Avant première

Agnès De Sacy et Philippe Godeau nous offrent un film tout en poésie nous faisant voir le Sénégal autrement au travers d’images subtiles et délicates de ce pays : vastes étendues parsemées de baobabs centenaires.

On est loin des clichés et ce film nous propose une vision d’un pays, de villages où les gens abordent la vie avec la nonchalance propre à leur culture, la bienveillance que notre société de consommation a perdue. Avons-nous raison ?

Quand nos racines nous rappellent d’où on vient, qu’il est doux de se laisser aller et de ressentir les choses. C’est ce que Seydou Tall (Omar Sy) va vivre. Le jeu d’acteur permet de s’attacher à ce personnage qui progressivement va prendre conscience qu’il évolue dans un autre paradigme : valeur du temps qui passe, temps accordé à ses convictions, don de soi…

Le jeune Yao (Lionel Bassé), que notre société pourrait classer dans la case « idéaliste », intelligent, curieux avec un regard qui me rappelle celui de Touiavii (Le Papalagui – Erich Scheurnamnn) trouve du sens à parcourir plus de 300 km pour aller à la rencontre de l’auteur, aux origines sénégalaises, d’un livre qu’il connait par cœur. Son but est de demander des conseils, à cet auteur devenu acteur, pour son meilleur copain. Le regard que porte ce jeune sur le monde est tellement différent du nôtre. Au-delà de la candeur de l’adolescence, il y a la culture, la construction mentale dans une ambiance protectrice d’un village aux valeurs ancestrales, tout ce qui fait que Yao va avoir un regard sur son aventure qu’il va dessiner. Il n’est pas dupe et son attitude très mature, la simplicité de ses réactions ne peut que nous émouvoir. Progressivement lui aussi va comprendre des choses, va construire une relation avec cet homme qui s’impose à lui pour le raccompagner chez lui. Il va être l’observateur de l’évolution de son idole, le rappel de son âme d’enfant.

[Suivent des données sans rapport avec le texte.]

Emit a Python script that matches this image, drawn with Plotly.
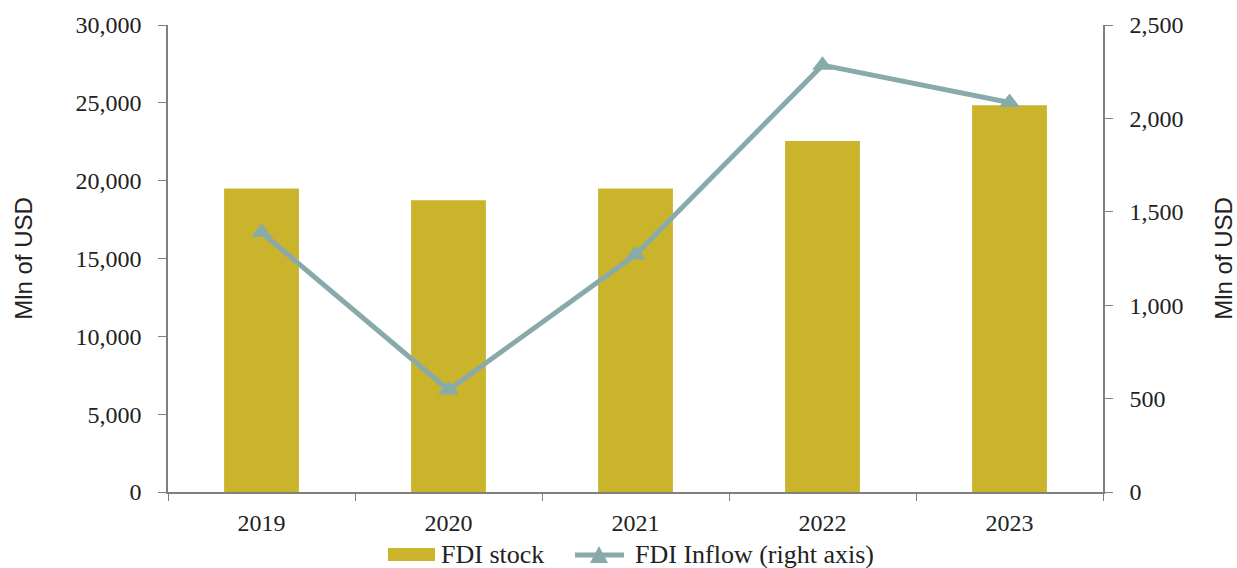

Le parcours initiatique de Seydou Tall est complexe, telle la vague sur cette plage « bouillonnante », un va et vient entre ce qu’il veut sans le savoir, et ce qu’il ne veut pas : revenir sur la terre de ses ancêtres et voir ce monde dans lequel il aurait pu évoluer, être confronter à des interrogations complexes sur ses origines et son parcours. Puis s’apercevoir que cette terre fait partie de sa chair.

En avant-première, vous apprenez que chaque scène a été tournée de manière chronologique par rapport à l’histoire. Ainsi les acteurs, tout comme les personnages se sont découvert de jour en jour. Cette condition est très certainement ressentie par les spectateurs, ce qui doit aider le jeu des acteurs même s’ils ont un talent indéniable.

Dans la salle un très jeune spectateur qui pose une question toute simple et surprenante pour les adultes sur scène qui, après toute cette expérience n’ont pas réussi à garder/retrouver cette âme d’enfant : l’histoire du film veut que Nathan (fils de Seydou), devant initialement partir au Sénégal avec son père, ne l’accompagnera pas. Mais Yao sait que Seydon a un fils, et va s’inquiéter de lui durant toute l’aventure, et même lui faire un touchant cadeau. La question en salle a été « est ce que Nathan a rencontré Yao ? ». Dans le film l’imaginaire décidera de la réponse, même s’il est en filigrane, mais en réalité les deux acteurs ne se sont pas encore rencontrés. Dans une âme d’enfant cela est triste car l’émotion créée autour de ces deux personnages appelle à une rencontre voire même une amitié.

Voilà comment j’ai ressenti ce film, que je vous conseille d’aller voir. C’est ma vision, mon interprétation, un écho à ma propre histoire : née en France, la première fois que je suis allée à l’Ile de la Réunion, qui a vu naître mes ancêtres du côté maternel, je me suis sentie chez moi, attirée par cette terre, sa lumière, ses paysages et les regards profonds des créoles remplies d’histoires, de blessures, de courage et d’amour.

Ce film est bien cela, une belle histoire d’amour.